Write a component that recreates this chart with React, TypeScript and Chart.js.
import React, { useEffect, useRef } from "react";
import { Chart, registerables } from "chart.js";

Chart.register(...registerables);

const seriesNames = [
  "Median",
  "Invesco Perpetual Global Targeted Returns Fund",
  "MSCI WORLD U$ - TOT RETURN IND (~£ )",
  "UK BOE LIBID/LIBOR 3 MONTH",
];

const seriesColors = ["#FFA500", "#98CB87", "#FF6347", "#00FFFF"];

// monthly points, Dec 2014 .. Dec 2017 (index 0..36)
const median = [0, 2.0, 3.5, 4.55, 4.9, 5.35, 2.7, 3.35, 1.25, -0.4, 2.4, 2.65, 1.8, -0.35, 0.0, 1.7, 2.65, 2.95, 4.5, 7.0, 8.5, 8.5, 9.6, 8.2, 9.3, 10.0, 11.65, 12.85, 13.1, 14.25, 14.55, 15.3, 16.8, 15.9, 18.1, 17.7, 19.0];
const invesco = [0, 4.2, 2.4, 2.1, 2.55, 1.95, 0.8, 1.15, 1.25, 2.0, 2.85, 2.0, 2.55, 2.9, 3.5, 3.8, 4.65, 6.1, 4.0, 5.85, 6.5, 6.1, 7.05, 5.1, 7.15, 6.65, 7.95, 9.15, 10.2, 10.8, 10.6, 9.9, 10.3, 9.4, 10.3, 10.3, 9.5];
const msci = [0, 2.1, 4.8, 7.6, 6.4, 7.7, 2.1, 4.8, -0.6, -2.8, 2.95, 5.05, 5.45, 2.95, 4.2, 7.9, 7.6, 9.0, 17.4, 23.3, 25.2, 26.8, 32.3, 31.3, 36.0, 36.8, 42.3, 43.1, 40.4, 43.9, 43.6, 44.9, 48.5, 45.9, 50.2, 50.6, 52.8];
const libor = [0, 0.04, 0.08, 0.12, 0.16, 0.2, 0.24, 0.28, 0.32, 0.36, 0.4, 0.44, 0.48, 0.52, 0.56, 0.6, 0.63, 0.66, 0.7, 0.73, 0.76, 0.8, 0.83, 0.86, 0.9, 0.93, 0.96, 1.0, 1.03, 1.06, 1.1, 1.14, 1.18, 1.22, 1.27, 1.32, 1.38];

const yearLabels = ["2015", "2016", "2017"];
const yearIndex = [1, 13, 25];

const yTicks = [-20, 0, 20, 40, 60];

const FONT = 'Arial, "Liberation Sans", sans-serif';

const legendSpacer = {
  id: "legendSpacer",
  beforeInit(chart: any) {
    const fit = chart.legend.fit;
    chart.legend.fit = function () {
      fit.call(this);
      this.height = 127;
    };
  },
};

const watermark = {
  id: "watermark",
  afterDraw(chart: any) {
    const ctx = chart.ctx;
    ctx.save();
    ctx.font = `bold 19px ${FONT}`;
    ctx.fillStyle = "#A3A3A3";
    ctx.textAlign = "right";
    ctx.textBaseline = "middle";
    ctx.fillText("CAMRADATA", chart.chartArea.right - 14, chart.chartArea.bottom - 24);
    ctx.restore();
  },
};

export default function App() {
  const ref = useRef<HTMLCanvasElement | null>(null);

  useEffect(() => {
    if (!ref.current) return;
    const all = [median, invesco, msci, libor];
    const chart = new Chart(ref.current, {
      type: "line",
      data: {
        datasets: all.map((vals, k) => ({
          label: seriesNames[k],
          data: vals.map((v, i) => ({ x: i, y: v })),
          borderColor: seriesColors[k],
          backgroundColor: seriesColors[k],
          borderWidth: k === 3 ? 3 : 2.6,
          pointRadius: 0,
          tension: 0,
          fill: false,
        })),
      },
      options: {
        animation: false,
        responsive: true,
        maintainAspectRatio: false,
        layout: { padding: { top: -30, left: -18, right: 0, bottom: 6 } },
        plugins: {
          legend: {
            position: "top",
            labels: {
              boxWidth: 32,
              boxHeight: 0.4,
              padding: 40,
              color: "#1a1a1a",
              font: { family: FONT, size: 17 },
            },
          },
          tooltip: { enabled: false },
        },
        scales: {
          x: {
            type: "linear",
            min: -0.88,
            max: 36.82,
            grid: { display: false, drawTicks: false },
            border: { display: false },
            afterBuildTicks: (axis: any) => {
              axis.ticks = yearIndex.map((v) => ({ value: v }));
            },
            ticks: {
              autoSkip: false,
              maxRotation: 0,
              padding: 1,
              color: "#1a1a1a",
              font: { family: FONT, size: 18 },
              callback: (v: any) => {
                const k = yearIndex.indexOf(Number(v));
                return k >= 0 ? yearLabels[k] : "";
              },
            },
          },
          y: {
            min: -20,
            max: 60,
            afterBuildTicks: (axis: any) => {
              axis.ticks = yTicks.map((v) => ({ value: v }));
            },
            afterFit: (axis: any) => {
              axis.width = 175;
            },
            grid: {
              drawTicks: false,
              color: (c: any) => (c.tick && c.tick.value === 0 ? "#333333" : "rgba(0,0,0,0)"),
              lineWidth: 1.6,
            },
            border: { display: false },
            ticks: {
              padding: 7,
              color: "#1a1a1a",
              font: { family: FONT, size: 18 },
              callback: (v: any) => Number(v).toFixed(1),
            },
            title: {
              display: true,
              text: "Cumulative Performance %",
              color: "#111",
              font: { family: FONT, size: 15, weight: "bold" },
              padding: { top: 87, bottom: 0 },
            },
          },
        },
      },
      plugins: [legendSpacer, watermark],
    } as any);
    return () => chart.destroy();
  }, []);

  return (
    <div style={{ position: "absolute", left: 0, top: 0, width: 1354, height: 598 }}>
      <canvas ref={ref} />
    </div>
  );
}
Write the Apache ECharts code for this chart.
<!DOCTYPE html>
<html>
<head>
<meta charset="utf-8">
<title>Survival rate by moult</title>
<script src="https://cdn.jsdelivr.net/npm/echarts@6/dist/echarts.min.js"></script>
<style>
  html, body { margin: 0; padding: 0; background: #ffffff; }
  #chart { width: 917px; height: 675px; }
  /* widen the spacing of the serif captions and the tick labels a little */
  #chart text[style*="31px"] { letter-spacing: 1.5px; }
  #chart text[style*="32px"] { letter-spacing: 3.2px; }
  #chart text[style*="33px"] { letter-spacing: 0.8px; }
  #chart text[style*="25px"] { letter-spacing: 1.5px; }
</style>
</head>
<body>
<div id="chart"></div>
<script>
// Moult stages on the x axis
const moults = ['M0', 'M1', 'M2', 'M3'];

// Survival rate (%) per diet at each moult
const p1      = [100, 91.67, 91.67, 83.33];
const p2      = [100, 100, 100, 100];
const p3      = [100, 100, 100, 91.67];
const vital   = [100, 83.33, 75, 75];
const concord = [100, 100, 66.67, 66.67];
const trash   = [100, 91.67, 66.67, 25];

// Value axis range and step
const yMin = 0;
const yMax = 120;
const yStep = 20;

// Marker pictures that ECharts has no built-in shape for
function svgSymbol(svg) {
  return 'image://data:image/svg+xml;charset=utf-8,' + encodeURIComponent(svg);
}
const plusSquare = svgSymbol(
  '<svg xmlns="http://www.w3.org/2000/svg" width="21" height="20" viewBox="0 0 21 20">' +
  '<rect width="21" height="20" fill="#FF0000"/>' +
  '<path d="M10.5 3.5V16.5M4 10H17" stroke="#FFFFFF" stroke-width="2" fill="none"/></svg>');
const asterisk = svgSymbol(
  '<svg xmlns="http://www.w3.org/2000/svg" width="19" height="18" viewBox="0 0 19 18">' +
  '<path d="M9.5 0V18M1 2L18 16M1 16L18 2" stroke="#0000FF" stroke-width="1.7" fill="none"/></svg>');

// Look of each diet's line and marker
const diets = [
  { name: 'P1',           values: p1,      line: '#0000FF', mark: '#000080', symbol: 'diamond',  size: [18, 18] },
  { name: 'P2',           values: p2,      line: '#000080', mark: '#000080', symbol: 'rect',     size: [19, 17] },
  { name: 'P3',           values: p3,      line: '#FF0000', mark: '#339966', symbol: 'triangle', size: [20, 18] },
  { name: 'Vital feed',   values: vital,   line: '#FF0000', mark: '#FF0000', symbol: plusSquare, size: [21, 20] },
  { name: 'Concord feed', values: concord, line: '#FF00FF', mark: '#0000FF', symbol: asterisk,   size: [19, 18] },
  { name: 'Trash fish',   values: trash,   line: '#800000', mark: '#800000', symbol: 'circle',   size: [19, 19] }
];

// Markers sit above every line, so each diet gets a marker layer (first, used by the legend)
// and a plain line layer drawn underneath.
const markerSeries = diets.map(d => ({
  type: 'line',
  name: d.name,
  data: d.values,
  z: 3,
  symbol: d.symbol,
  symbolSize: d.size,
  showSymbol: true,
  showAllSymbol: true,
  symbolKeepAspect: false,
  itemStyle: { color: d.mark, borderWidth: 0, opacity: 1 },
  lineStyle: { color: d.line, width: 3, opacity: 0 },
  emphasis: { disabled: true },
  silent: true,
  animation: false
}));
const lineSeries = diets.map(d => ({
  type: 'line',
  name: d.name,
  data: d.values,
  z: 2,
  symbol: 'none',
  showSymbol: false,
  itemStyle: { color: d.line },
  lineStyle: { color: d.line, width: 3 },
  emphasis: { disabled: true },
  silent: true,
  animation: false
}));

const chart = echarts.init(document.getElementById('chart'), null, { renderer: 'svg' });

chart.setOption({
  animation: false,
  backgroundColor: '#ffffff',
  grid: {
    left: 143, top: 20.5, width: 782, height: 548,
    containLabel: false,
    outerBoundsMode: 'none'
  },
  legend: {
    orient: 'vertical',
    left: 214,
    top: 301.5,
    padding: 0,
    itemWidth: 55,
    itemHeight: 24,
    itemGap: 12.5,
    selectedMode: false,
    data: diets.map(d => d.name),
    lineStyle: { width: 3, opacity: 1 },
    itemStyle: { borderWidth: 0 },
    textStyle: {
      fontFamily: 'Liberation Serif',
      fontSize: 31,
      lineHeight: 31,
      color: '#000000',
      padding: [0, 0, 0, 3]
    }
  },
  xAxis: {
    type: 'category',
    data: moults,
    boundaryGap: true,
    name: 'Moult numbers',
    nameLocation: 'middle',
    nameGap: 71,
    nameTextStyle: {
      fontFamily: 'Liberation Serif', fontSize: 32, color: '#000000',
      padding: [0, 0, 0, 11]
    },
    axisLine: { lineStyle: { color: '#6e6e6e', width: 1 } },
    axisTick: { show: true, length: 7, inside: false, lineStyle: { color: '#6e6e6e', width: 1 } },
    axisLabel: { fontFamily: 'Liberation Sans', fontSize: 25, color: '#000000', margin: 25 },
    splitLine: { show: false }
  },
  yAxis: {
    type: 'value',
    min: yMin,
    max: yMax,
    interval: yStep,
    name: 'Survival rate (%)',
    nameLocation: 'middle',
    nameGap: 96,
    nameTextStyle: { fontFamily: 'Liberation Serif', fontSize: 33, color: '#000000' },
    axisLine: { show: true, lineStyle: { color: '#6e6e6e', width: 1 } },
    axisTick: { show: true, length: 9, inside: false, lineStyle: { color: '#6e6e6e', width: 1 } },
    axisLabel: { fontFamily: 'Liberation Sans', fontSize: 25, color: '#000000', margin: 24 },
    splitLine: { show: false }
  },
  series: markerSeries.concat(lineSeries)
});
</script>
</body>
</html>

==

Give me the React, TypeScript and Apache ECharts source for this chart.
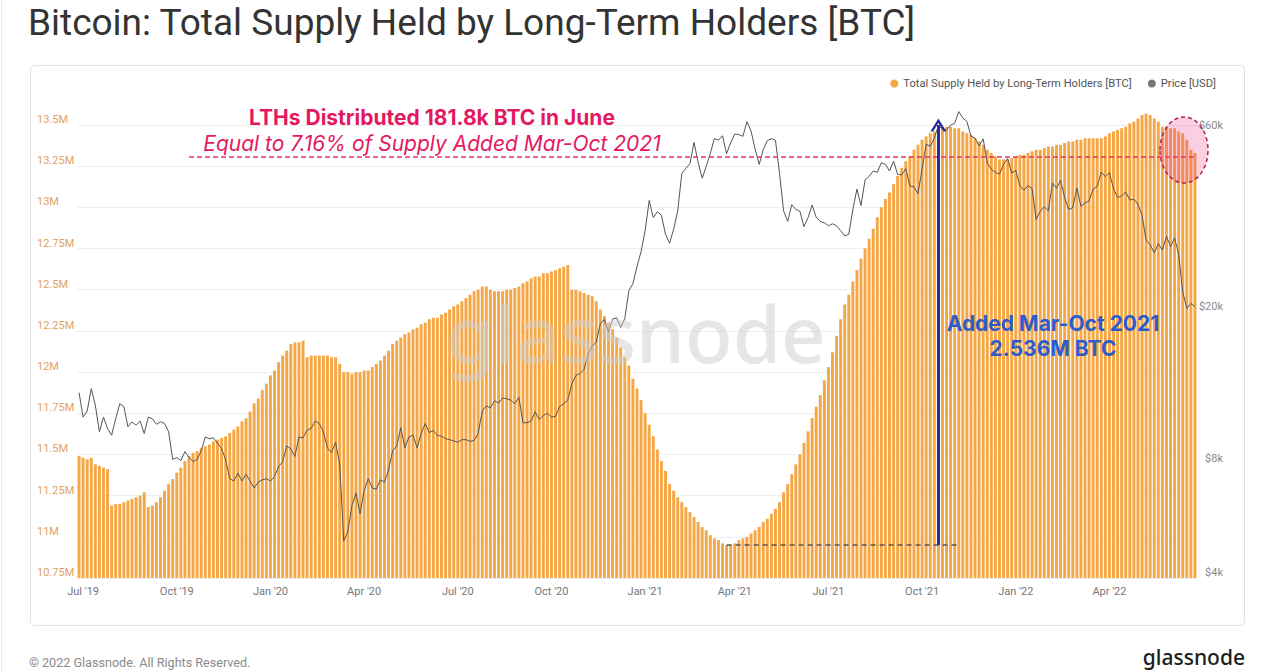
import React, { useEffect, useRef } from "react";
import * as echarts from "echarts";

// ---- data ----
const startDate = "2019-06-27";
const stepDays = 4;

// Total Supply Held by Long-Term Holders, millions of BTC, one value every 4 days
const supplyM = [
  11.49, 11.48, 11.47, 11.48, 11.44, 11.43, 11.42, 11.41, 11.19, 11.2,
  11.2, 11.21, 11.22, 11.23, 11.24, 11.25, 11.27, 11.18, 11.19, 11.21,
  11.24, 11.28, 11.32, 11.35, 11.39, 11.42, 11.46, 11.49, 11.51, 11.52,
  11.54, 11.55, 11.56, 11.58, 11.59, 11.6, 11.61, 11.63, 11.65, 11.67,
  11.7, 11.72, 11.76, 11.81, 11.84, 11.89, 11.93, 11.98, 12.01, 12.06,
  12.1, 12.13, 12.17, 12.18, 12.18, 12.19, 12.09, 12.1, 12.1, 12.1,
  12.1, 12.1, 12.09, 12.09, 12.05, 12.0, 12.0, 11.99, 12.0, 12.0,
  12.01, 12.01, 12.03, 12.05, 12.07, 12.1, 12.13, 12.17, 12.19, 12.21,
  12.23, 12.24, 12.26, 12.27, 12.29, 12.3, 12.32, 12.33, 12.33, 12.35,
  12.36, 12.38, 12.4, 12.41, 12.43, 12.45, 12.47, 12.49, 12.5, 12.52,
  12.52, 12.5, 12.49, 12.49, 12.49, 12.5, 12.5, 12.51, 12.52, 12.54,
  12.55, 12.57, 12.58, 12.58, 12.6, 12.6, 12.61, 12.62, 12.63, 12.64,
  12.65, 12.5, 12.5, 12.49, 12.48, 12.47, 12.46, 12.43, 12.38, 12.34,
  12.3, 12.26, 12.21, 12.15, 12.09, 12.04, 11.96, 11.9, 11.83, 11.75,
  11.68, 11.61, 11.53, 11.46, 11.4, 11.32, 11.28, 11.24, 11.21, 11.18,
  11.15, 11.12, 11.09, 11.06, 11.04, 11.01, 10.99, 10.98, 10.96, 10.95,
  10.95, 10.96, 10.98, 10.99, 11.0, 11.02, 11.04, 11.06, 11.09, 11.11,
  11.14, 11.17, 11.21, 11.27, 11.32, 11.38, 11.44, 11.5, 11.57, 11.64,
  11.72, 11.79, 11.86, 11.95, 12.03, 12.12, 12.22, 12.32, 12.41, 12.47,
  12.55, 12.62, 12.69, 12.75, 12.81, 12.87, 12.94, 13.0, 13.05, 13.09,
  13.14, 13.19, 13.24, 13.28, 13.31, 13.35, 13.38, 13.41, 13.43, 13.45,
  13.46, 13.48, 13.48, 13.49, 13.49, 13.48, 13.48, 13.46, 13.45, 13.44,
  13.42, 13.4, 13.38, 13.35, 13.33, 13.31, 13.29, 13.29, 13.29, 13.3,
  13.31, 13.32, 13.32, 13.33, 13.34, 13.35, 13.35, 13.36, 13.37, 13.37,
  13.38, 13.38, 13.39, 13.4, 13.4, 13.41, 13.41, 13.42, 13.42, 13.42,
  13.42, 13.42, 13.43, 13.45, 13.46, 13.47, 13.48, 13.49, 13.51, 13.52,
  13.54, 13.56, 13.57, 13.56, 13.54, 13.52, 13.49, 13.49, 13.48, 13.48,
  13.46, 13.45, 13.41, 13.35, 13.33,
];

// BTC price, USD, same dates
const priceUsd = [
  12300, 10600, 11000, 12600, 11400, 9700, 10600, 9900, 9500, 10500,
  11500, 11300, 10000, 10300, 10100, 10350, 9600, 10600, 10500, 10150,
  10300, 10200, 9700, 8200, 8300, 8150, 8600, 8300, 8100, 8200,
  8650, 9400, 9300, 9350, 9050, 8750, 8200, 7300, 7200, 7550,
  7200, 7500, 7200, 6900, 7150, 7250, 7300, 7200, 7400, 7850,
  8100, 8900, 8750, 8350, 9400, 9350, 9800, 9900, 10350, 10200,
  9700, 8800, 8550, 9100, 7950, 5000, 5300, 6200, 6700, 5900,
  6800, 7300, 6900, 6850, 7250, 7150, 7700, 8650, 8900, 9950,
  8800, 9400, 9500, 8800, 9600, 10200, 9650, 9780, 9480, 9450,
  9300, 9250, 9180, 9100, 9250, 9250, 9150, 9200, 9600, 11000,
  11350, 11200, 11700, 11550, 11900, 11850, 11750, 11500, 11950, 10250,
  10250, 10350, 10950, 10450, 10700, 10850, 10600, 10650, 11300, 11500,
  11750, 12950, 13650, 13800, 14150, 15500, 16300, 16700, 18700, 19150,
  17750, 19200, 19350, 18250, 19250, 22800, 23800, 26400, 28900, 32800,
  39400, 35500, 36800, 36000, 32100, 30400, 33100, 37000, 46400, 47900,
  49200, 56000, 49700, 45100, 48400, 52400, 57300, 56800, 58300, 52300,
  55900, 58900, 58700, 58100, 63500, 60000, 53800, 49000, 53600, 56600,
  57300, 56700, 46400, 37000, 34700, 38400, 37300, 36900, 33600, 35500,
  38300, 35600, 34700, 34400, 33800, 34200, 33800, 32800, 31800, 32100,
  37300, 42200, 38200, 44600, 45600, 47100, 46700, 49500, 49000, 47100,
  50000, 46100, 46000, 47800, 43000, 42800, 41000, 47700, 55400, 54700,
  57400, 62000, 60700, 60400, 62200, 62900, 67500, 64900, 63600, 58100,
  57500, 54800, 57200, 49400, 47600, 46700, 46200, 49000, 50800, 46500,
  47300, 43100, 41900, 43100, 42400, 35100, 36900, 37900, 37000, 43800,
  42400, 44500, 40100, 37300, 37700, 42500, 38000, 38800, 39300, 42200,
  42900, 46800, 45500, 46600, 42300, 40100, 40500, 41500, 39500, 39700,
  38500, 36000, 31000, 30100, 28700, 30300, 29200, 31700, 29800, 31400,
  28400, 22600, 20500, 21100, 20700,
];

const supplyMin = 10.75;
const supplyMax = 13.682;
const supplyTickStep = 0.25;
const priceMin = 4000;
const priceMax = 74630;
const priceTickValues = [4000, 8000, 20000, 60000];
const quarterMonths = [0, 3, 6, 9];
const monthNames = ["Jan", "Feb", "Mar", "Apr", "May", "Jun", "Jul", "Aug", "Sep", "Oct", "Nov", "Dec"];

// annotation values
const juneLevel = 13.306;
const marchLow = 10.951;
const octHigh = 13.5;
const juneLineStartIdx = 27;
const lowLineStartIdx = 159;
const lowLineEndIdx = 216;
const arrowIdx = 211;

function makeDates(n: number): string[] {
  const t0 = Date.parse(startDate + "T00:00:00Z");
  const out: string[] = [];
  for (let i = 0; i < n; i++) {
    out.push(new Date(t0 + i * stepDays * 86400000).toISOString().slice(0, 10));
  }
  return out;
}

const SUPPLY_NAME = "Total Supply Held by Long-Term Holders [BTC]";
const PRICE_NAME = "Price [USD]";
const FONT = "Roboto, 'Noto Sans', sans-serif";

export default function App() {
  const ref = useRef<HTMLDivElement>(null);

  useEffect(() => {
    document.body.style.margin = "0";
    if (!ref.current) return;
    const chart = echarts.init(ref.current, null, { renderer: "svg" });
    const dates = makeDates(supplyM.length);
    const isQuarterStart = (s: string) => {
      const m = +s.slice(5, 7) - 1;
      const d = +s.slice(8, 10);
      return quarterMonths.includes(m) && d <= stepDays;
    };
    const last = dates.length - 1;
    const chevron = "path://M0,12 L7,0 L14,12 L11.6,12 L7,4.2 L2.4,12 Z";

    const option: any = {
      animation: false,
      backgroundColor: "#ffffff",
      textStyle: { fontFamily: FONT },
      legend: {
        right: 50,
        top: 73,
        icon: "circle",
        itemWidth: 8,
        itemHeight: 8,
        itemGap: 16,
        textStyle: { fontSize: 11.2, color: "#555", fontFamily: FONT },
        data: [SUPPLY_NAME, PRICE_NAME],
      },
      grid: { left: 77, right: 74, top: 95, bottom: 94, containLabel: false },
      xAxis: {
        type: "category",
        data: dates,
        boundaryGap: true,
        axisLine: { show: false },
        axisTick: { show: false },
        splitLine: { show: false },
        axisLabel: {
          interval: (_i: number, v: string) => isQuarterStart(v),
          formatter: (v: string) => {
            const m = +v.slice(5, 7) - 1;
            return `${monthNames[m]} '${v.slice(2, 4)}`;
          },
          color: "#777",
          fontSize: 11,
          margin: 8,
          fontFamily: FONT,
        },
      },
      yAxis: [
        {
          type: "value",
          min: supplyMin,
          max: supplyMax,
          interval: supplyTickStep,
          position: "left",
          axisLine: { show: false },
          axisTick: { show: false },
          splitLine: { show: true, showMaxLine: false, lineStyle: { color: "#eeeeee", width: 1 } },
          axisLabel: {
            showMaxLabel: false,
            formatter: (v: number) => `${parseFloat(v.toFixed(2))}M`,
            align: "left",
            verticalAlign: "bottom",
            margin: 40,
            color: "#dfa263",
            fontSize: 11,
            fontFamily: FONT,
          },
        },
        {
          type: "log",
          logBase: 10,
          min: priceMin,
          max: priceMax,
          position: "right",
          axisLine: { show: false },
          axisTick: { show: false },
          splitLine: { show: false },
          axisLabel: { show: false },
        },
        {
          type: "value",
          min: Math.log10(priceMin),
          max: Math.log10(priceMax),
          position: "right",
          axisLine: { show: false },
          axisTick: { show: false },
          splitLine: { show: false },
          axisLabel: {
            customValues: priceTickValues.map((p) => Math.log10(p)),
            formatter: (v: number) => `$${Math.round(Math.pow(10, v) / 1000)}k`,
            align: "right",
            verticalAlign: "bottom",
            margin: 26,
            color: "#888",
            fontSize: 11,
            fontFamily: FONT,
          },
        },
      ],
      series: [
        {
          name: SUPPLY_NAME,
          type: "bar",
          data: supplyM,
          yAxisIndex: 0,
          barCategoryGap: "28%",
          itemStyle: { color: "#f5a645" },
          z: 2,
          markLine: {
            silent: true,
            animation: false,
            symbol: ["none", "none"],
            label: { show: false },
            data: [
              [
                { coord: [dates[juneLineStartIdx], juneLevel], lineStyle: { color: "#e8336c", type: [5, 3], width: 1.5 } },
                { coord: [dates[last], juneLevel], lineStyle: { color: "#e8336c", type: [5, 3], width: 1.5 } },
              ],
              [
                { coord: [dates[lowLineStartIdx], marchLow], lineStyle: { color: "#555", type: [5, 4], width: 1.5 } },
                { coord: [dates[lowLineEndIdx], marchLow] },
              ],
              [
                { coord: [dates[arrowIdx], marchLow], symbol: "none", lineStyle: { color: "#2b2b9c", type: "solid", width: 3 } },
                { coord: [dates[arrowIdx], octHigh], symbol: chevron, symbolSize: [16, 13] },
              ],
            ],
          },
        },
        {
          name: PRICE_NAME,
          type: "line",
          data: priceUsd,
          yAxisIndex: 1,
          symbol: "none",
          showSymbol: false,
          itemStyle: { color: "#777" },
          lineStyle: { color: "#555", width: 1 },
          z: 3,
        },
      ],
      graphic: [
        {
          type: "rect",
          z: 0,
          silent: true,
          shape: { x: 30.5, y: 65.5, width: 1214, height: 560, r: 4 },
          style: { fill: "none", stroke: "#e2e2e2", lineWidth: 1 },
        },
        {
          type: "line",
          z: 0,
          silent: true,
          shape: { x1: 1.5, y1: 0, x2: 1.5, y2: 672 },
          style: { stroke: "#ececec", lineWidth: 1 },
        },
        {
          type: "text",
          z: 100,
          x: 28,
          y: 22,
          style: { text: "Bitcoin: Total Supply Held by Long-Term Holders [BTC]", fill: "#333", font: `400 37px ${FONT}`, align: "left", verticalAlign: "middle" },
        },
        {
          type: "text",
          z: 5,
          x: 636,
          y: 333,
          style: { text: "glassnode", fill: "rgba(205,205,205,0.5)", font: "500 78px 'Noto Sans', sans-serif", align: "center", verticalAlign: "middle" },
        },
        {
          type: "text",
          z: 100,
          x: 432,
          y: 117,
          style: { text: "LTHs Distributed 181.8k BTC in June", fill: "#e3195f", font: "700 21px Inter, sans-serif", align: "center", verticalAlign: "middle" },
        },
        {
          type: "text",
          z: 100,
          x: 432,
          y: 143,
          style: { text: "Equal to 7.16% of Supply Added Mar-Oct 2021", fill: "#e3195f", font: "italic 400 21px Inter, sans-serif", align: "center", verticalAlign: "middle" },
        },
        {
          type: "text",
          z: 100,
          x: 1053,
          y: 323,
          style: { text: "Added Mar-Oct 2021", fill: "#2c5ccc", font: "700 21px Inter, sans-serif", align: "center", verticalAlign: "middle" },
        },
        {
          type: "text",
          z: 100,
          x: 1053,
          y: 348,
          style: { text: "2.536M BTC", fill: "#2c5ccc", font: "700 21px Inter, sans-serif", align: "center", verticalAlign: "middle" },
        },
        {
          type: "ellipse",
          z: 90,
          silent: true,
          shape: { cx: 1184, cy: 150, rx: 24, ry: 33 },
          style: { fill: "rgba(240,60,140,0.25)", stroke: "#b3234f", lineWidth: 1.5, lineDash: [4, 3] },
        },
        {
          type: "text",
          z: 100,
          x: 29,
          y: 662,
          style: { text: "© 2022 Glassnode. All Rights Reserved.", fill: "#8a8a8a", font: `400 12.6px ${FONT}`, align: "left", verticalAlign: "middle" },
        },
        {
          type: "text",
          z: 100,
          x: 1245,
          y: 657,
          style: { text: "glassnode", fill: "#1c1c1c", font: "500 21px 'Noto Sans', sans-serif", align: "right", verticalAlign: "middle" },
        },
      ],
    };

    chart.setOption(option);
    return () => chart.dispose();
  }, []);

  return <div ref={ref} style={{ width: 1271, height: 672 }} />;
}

### WHAT YOU ARE ASKED TO DO:
Omit all pictures and repeat exactly the lines from the one containing "Give me the" through the one containing "const stepDays = 4;", ends included, with nothing added.

### TASK RESULT:
Give me the React, TypeScript and Apache ECharts source for this chart.
import React, { useEffect, useRef } from "react";
import * as echarts from "echarts";

// ---- data ----
const startDate = "2019-06-27";
const stepDays = 4;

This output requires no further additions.